▶ **MATERIAL PROVIDED**
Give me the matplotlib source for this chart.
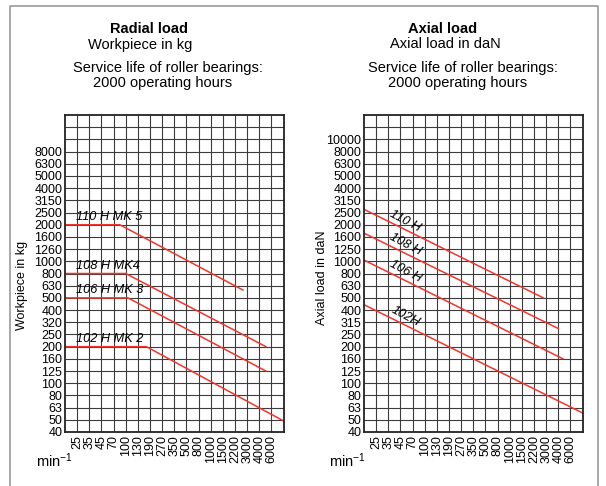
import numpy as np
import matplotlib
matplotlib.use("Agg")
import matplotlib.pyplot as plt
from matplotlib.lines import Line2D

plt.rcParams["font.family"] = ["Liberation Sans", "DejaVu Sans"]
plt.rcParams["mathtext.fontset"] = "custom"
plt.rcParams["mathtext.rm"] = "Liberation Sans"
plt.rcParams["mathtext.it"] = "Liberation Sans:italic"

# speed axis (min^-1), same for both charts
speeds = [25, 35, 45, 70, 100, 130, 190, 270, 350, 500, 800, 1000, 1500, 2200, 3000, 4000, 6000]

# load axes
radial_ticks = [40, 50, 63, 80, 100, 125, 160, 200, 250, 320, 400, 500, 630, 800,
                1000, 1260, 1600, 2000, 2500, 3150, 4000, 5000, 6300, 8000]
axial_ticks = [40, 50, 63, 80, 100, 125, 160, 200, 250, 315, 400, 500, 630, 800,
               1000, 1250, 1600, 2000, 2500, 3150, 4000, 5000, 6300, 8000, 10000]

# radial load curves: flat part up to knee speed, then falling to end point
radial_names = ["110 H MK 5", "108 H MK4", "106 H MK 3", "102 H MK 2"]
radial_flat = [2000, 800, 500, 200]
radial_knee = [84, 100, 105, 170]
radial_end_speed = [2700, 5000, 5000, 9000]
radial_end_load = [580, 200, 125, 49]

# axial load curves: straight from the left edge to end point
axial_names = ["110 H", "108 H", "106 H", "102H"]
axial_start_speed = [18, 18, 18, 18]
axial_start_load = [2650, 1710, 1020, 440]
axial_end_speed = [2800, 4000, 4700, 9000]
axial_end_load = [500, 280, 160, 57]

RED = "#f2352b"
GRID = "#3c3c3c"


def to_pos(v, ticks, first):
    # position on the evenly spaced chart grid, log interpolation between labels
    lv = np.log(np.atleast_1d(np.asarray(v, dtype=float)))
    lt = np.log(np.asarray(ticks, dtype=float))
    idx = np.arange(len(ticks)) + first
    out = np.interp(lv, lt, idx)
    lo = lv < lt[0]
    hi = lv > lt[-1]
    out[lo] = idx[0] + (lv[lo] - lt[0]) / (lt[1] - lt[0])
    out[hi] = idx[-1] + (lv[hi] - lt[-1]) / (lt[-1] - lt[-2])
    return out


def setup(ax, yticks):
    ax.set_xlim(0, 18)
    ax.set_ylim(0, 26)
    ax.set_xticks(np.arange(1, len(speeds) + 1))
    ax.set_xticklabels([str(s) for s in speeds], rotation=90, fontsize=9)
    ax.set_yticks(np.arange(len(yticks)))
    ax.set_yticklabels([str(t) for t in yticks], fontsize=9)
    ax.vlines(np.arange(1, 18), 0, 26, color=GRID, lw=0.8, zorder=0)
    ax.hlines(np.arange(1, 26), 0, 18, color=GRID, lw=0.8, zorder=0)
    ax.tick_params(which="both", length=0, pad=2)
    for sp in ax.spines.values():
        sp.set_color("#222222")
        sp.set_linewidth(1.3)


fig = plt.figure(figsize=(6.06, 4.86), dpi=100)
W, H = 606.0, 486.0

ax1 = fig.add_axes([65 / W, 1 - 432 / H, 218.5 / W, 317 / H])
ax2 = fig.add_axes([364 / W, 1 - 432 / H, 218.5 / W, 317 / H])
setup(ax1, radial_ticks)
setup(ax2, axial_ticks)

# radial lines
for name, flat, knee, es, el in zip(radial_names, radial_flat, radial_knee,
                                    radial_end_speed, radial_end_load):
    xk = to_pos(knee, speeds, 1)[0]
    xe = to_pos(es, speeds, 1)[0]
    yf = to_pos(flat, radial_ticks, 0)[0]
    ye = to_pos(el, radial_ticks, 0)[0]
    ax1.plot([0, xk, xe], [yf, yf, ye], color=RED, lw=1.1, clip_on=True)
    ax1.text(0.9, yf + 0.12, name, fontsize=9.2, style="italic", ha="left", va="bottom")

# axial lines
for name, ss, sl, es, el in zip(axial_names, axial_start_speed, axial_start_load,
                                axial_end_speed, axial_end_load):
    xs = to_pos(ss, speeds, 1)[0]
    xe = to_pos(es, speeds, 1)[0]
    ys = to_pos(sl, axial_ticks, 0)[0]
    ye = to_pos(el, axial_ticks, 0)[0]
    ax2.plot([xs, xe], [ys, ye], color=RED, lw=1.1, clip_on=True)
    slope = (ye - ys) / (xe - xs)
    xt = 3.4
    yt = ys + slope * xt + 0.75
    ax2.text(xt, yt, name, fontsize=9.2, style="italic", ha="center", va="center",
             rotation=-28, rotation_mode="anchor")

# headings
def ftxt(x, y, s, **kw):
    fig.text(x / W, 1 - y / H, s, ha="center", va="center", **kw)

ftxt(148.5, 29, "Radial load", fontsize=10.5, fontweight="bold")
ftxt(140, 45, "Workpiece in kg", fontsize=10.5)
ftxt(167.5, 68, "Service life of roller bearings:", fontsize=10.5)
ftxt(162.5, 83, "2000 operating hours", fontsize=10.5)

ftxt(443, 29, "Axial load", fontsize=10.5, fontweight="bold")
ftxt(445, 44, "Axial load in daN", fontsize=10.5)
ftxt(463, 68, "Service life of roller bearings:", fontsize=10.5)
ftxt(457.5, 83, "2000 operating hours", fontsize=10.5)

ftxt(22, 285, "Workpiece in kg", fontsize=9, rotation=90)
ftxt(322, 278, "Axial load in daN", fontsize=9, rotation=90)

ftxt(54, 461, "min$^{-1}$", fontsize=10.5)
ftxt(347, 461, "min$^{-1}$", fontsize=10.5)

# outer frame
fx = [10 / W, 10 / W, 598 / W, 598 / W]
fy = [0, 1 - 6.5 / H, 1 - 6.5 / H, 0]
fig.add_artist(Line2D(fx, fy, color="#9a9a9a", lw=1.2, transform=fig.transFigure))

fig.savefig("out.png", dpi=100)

▶ **WHAT YOU NEED TO DO**
Count how many lines above carry the word "matplotlib". Only the number is required.

▶ **REPLY TO THE EXERCISE**
5